### RECORDED DATA
*-*-*

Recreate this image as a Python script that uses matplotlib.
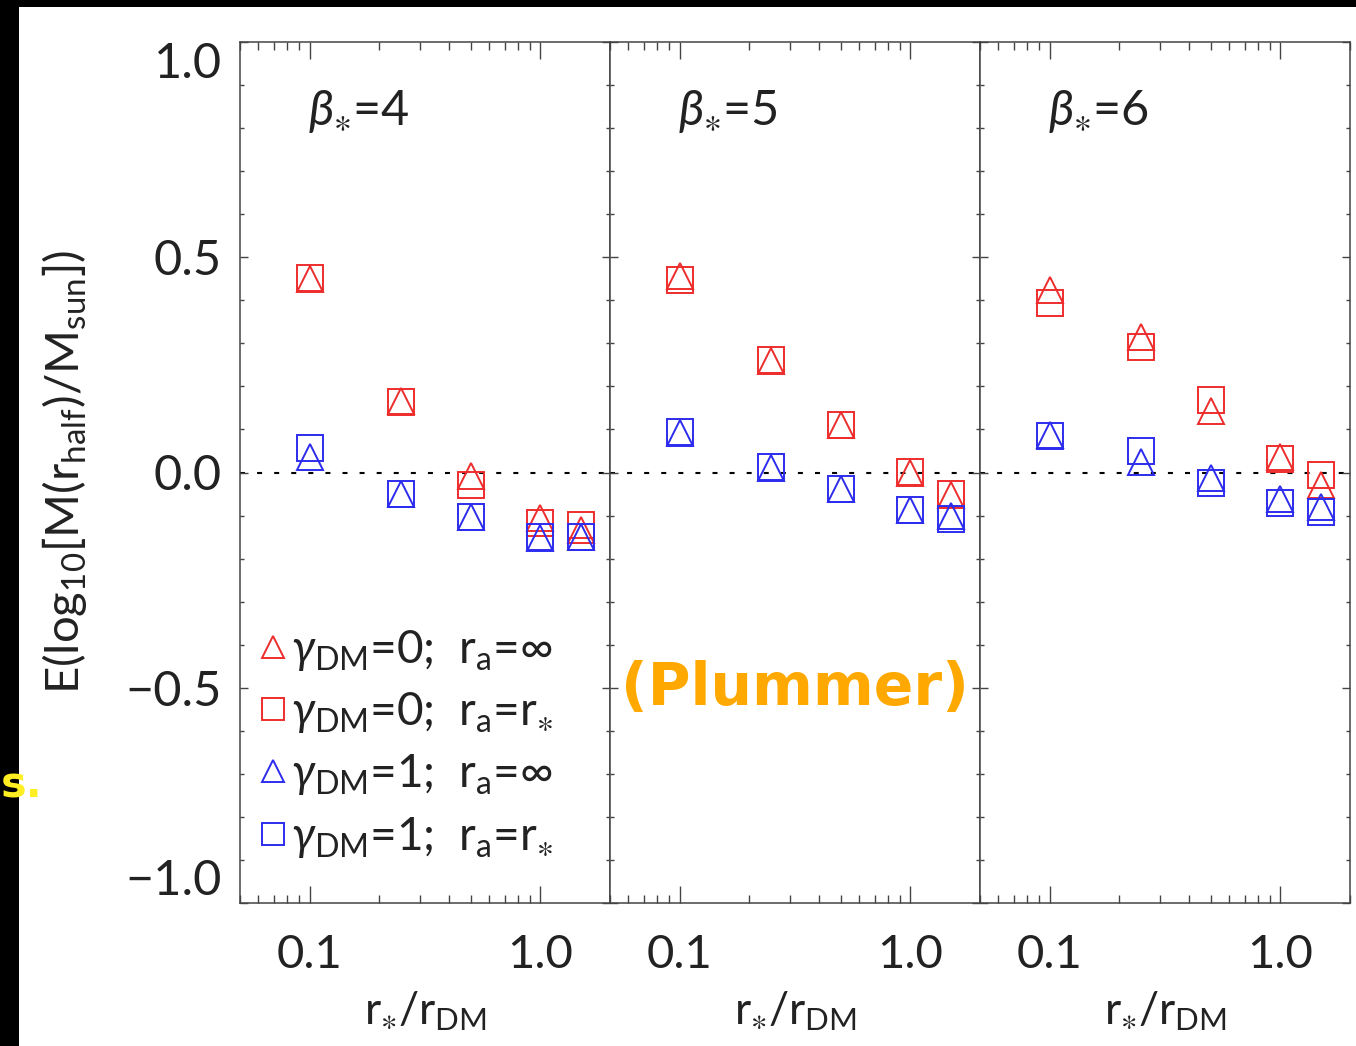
import matplotlib
matplotlib.use('Agg')
import matplotlib.pyplot as plt
from matplotlib.patches import Rectangle
from matplotlib.ticker import LogLocator, FixedLocator, MultipleLocator, NullFormatter

plt.rcParams['font.family'] = ['Lato', 'DejaVu Sans']
plt.rcParams['mathtext.fontset'] = 'custom'
plt.rcParams['mathtext.rm'] = 'Lato'
plt.rcParams['mathtext.it'] = 'Lato:italic'
plt.rcParams['mathtext.fallback'] = 'stixsans'

# stellar-to-DM scale radius ratio
r_ratio = [0.1, 0.25, 0.5, 1.0, 1.5]
betas = [4, 5, 6]

# beta_* = 4
b4_g0_iso = [0.450, 0.165, -0.009, -0.106, -0.133]
b4_g0_rs = [0.452, 0.164, -0.030, -0.117, -0.122]
b4_g1_iso = [0.037, -0.050, -0.104, -0.153, -0.150]
b4_g1_rs = [0.057, -0.050, -0.104, -0.150, -0.150]

# beta_* = 5
b5_g0_iso = [0.457, 0.260, 0.111, -0.002, -0.053]
b5_g0_rs = [0.448, 0.261, 0.111, 0.001, -0.051]
b5_g1_iso = [0.091, 0.011, -0.038, -0.088, -0.102]
b5_g1_rs = [0.094, 0.013, -0.038, -0.088, -0.108]

# beta_* = 6
b6_g0_iso = [0.425, 0.314, 0.143, 0.036, -0.030]
b6_g0_rs = [0.394, 0.291, 0.169, 0.031, -0.005]
b6_g1_iso = [0.088, 0.025, -0.012, -0.062, -0.081]
b6_g1_rs = [0.084, 0.050, -0.024, -0.071, -0.091]

panels = [
    [b4_g0_iso, b4_g0_rs, b4_g1_iso, b4_g1_rs],
    [b5_g0_iso, b5_g0_rs, b5_g1_iso, b5_g1_rs],
    [b6_g0_iso, b6_g0_rs, b6_g1_iso, b6_g1_rs],
]

RED = '#ee2c2c'
BLUE = '#2c2cee'
TXT = '#222222'
styles = [('^', RED), ('s', RED), ('^', BLUE), ('s', BLUE)]
labels = [
    r'$\gamma_{\rm DM}$=0;  r$_{\rm a}$=$\infty$',
    r'$\gamma_{\rm DM}$=0;  r$_{\rm a}$=r$_{\ast}$',
    r'$\gamma_{\rm DM}$=1;  r$_{\rm a}$=$\infty$',
    r'$\gamma_{\rm DM}$=1;  r$_{\rm a}$=r$_{\ast}$',
]

W, H = 1356, 1046
fig = plt.figure(figsize=(W / 100, H / 100), dpi=100)
gs = fig.add_gridspec(1, 3, left=240 / W, right=1350 / W,
                      bottom=1 - 903 / H, top=1 - 42 / H, wspace=0)

axes = []
for k, beta in enumerate(betas):
    ax = fig.add_subplot(gs[0, k], sharey=axes[0] if axes else None)
    axes.append(ax)
    ax.set_xscale('log')
    ax.set_xlim(0.05, 2.0)
    ax.set_ylim(-1.0, 1.0)

    ax.axhline(0.0, color='black', lw=1.5, dashes=(2.4, 5.8), zorder=1)

    for vals, (mk, col), lab in zip(panels[k], styles, labels):
        ms = 19 if mk == 's' else 18.5
        ax.plot(r_ratio, vals, ls='none', marker=mk, ms=ms, mfc='none',
                mec=col, mew=1.4, label=lab, zorder=3)

    ax.text(0.184, 0.919, r'$\beta_{\ast}$=%d' % beta, transform=ax.transAxes,
            ha='left', va='center', fontsize=35, color=TXT)

    # axis styling: inward ticks on all four sides
    ax.xaxis.set_major_locator(FixedLocator([0.1, 1.0]))
    ax.set_xticklabels(['0.1', '1.0'])
    ax.xaxis.set_minor_locator(LogLocator(base=10, subs=range(2, 10)))
    ax.xaxis.set_minor_formatter(NullFormatter())
    ax.yaxis.set_major_locator(FixedLocator([-1.0, -0.5, 0.0, 0.5, 1.0]))
    ax.yaxis.set_minor_locator(MultipleLocator(0.1))
    ax.tick_params(axis='both', which='both', direction='in',
                   top=True, right=True, color='#444444', width=1.0,
                   labelcolor=TXT)
    ax.tick_params(axis='x', which='major', length=12, pad=22, labelsize=34)
    ax.tick_params(axis='x', which='minor', length=6)
    ax.tick_params(axis='y', which='major', length=5.5, pad=13, labelsize=35)
    ax.tick_params(axis='y', which='minor', length=3)
    for sp in ax.spines.values():
        sp.set_color('#444444')
        sp.set_linewidth(1.1)
    if k > 0:
        ax.tick_params(axis='y', labelleft=False)

    ax.set_xlabel(r'r$_{\ast}$/r$_{\rm DM}$', fontsize=32, labelpad=10,
                  color=TXT)

axes[0].set_yticklabels(['\u22121.0', '\u22120.5', '0.0', '0.5', '1.0'])
# keep the end labels inside the frame
ylabs = axes[0].get_yticklabels()
ylabs[0].set_va('bottom')
ylabs[-1].set_va('top')

leg = axes[0].legend(loc='lower left', bbox_to_anchor=(-0.004, 0.0235),
                     frameon=False, fontsize=33, handlelength=0.5,
                     handletextpad=0.15, labelspacing=0.38, borderpad=0,
                     markerscale=0.85)
for t in leg.get_texts():
    t.set_color(TXT)

fig.text(65 / W, 1 - 472 / H,
         r'E(log$_{10}$[M(r$_{\rm half}$)/M$_{\rm sun}$])',
         rotation=90, ha='center', va='center', fontsize=34, color=TXT)

# slide overlay
fig.text(795 / W, 1 - 688 / H, '(Plummer)', ha='center', va='center',
         fontsize=42, fontweight='bold', color='#ffa800',
         family='DejaVu Sans', zorder=10)
fig.add_artist(Rectangle((0, 1 - 7 / H), 1, 7 / H, transform=fig.transFigure,
                         facecolor='black', edgecolor='none', zorder=20))
fig.add_artist(Rectangle((0, 0), 19 / W, 1, transform=fig.transFigure,
                         facecolor='black', edgecolor='none', zorder=20))
fig.text(1 / W, 1 - 785 / H, 's.', ha='left', va='center', fontsize=31,
         fontweight='bold', color='#ffee22', family='DejaVu Sans', zorder=30)

fig.savefig('out.png', dpi=100)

*-*-*

### WORK TO COMPLETE
The material above must be printed exactly, with its pictures left out.

### EXERCISE SOLUTION
Recreate this image as a Python script that uses matplotlib.
import matplotlib
matplotlib.use('Agg')
import matplotlib.pyplot as plt
from matplotlib.patches import Rectangle
from matplotlib.ticker import LogLocator, FixedLocator, MultipleLocator, NullFormatter

plt.rcParams['font.family'] = ['Lato', 'DejaVu Sans']
plt.rcParams['mathtext.fontset'] = 'custom'
plt.rcParams['mathtext.rm'] = 'Lato'
plt.rcParams['mathtext.it'] = 'Lato:italic'
plt.rcParams['mathtext.fallback'] = 'stixsans'

# stellar-to-DM scale radius ratio
r_ratio = [0.1, 0.25, 0.5, 1.0, 1.5]
betas = [4, 5, 6]

# beta_* = 4
b4_g0_iso = [0.450, 0.165, -0.009, -0.106, -0.133]
b4_g0_rs = [0.452, 0.164, -0.030, -0.117, -0.122]
b4_g1_iso = [0.037, -0.050, -0.104, -0.153, -0.150]
b4_g1_rs = [0.057, -0.050, -0.104, -0.150, -0.150]

# beta_* = 5
b5_g0_iso = [0.457, 0.260, 0.111, -0.002, -0.053]
b5_g0_rs = [0.448, 0.261, 0.111, 0.001, -0.051]
b5_g1_iso = [0.091, 0.011, -0.038, -0.088, -0.102]
b5_g1_rs = [0.094, 0.013, -0.038, -0.088, -0.108]

# beta_* = 6
b6_g0_iso = [0.425, 0.314, 0.143, 0.036, -0.030]
b6_g0_rs = [0.394, 0.291, 0.169, 0.031, -0.005]
b6_g1_iso = [0.088, 0.025, -0.012, -0.062, -0.081]
b6_g1_rs = [0.084, 0.050, -0.024, -0.071, -0.091]

panels = [
    [b4_g0_iso, b4_g0_rs, b4_g1_iso, b4_g1_rs],
    [b5_g0_iso, b5_g0_rs, b5_g1_iso, b5_g1_rs],
    [b6_g0_iso, b6_g0_rs, b6_g1_iso, b6_g1_rs],
]

RED = '#ee2c2c'
BLUE = '#2c2cee'
TXT = '#222222'
styles = [('^', RED), ('s', RED), ('^', BLUE), ('s', BLUE)]
labels = [
    r'$\gamma_{\rm DM}$=0;  r$_{\rm a}$=$\infty$',
    r'$\gamma_{\rm DM}$=0;  r$_{\rm a}$=r$_{\ast}$',
    r'$\gamma_{\rm DM}$=1;  r$_{\rm a}$=$\infty$',
    r'$\gamma_{\rm DM}$=1;  r$_{\rm a}$=r$_{\ast}$',
]

W, H = 1356, 1046
fig = plt.figure(figsize=(W / 100, H / 100), dpi=100)
gs = fig.add_gridspec(1, 3, left=240 / W, right=1350 / W,
                      bottom=1 - 903 / H, top=1 - 42 / H, wspace=0)

axes = []
for k, beta in enumerate(betas):
    ax = fig.add_subplot(gs[0, k], sharey=axes[0] if axes else None)
    axes.append(ax)
    ax.set_xscale('log')
    ax.set_xlim(0.05, 2.0)
    ax.set_ylim(-1.0, 1.0)

    ax.axhline(0.0, color='black', lw=1.5, dashes=(2.4, 5.8), zorder=1)

    for vals, (mk, col), lab in zip(panels[k], styles, labels):
        ms = 19 if mk == 's' else 18.5
        ax.plot(r_ratio, vals, ls='none', marker=mk, ms=ms, mfc='none',
                mec=col, mew=1.4, label=lab, zorder=3)

    ax.text(0.184, 0.919, r'$\beta_{\ast}$=%d' % beta, transform=ax.transAxes,
            ha='left', va='center', fontsize=35, color=TXT)

    # axis styling: inward ticks on all four sides
    ax.xaxis.set_major_locator(FixedLocator([0.1, 1.0]))
    ax.set_xticklabels(['0.1', '1.0'])
    ax.xaxis.set_minor_locator(LogLocator(base=10, subs=range(2, 10)))
    ax.xaxis.set_minor_formatter(NullFormatter())
    ax.yaxis.set_major_locator(FixedLocator([-1.0, -0.5, 0.0, 0.5, 1.0]))
    ax.yaxis.set_minor_locator(MultipleLocator(0.1))
    ax.tick_params(axis='both', which='both', direction='in',
                   top=True, right=True, color='#444444', width=1.0,
                   labelcolor=TXT)
    ax.tick_params(axis='x', which='major', length=12, pad=22, labelsize=34)
    ax.tick_params(axis='x', which='minor', length=6)
    ax.tick_params(axis='y', which='major', length=5.5, pad=13, labelsize=35)
    ax.tick_params(axis='y', which='minor', length=3)
    for sp in ax.spines.values():
        sp.set_color('#444444')
        sp.set_linewidth(1.1)
    if k > 0:
        ax.tick_params(axis='y', labelleft=False)

    ax.set_xlabel(r'r$_{\ast}$/r$_{\rm DM}$', fontsize=32, labelpad=10,
                  color=TXT)

axes[0].set_yticklabels(['\u22121.0', '\u22120.5', '0.0', '0.5', '1.0'])
# keep the end labels inside the frame
ylabs = axes[0].get_yticklabels()
ylabs[0].set_va('bottom')
ylabs[-1].set_va('top')

leg = axes[0].legend(loc='lower left', bbox_to_anchor=(-0.004, 0.0235),
                     frameon=False, fontsize=33, handlelength=0.5,
                     handletextpad=0.15, labelspacing=0.38, borderpad=0,
                     markerscale=0.85)
for t in leg.get_texts():
    t.set_color(TXT)

fig.text(65 / W, 1 - 472 / H,
         r'E(log$_{10}$[M(r$_{\rm half}$)/M$_{\rm sun}$])',
         rotation=90, ha='center', va='center', fontsize=34, color=TXT)

# slide overlay
fig.text(795 / W, 1 - 688 / H, '(Plummer)', ha='center', va='center',
         fontsize=42, fontweight='bold', color='#ffa800',
         family='DejaVu Sans', zorder=10)
fig.add_artist(Rectangle((0, 1 - 7 / H), 1, 7 / H, transform=fig.transFigure,
                         facecolor='black', edgecolor='none', zorder=20))
fig.add_artist(Rectangle((0, 0), 19 / W, 1, transform=fig.transFigure,
                         facecolor='black', edgecolor='none', zorder=20))
fig.text(1 / W, 1 - 785 / H, 's.', ha='left', va='center', fontsize=31,
         fontweight='bold', color='#ffee22', family='DejaVu Sans', zorder=30)

fig.savefig('out.png', dpi=100)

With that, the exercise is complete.